As you can see, you are free to add as many files to your directives as you wish: input has only 1, output has 2 and params has only 1 (and we’ve named it “outdir”). Note that if you provide more than one file to a directive, these should be separated by a comma (see output directive above for an example). If you are afraid of forgetting it, you can systematically add a comma at the end of your directive lines.

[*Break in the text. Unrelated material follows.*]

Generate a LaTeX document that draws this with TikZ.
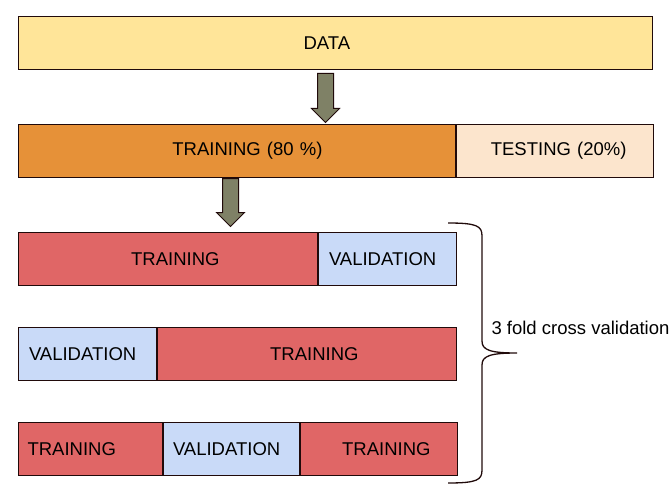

To use the files specified in your directives within the shell directive, you can use the wildcard syntax ({variable}). In the case of our input directive, as we only have 1 file, we used the directive name directly ({input}). However, as soon as you have several files, you can use Python’s list syntax. For example, if we had to explicitly mention our output files in the shell command, we would have specified them with {output[0]} and {output[1]}. We can also give names to each element if there are several to avoid using indexing (i.e. [0], [1] etc.). For example, in the params directive, we chose to name the file, so we use the syntax {directive.name} instead.

more about wildcards

Transfer your Python skills - bonus for Python addicts only 😉

And finally, it’s important to note that the language Snakemake uses is Python, so don’t hesitate to use Python’s modules within the snakefile if you’re familiar with the language. For example, you could use the os.path module’s join() function instead of concatenating your paths with the + operator. You could also use Python’s string formats or triple quote strings too.

Solution 3.0

Here’s an example with a few Python “upgrades” ex1_o7c.smk:

from os.path import join

SAMPLES, = glob_wildcards(join(config["dataDir"],"{sample}.fastq.gz"))

rule all:
  input:
    expand(join(config["fastqcOutDir"],"{sample}_fastqc.html"), sample=SAMPLES),
    "multiqc_report.html"

rule fastqc:
  input:
    join(config["dataDir"],"{sample}.fastq.gz")
  output:
    join(config["fastqcOutDir"],"{sample}_fastqc.zip"),
    join(config["fastqcOutDir"],"{sample}_fastqc.html")
  shell: 
    f"""fastqc --outdir {config["fastqcOutDir"]} {{input}}"""

rule multiqc:
  input:
    expand(join(config["fastqcOutDir"],"{sample}_fastqc.zip"), sample = SAMPLES)
  output:
    "multiqc_report.html",
    directory("multiqc_data")
  shell: "multiqc {input}"

Note that if you use Python’s string formatting (e.g. f"mystring"), you should replace braces in wildcard annotations with double braces (e.g. f"{{input}}").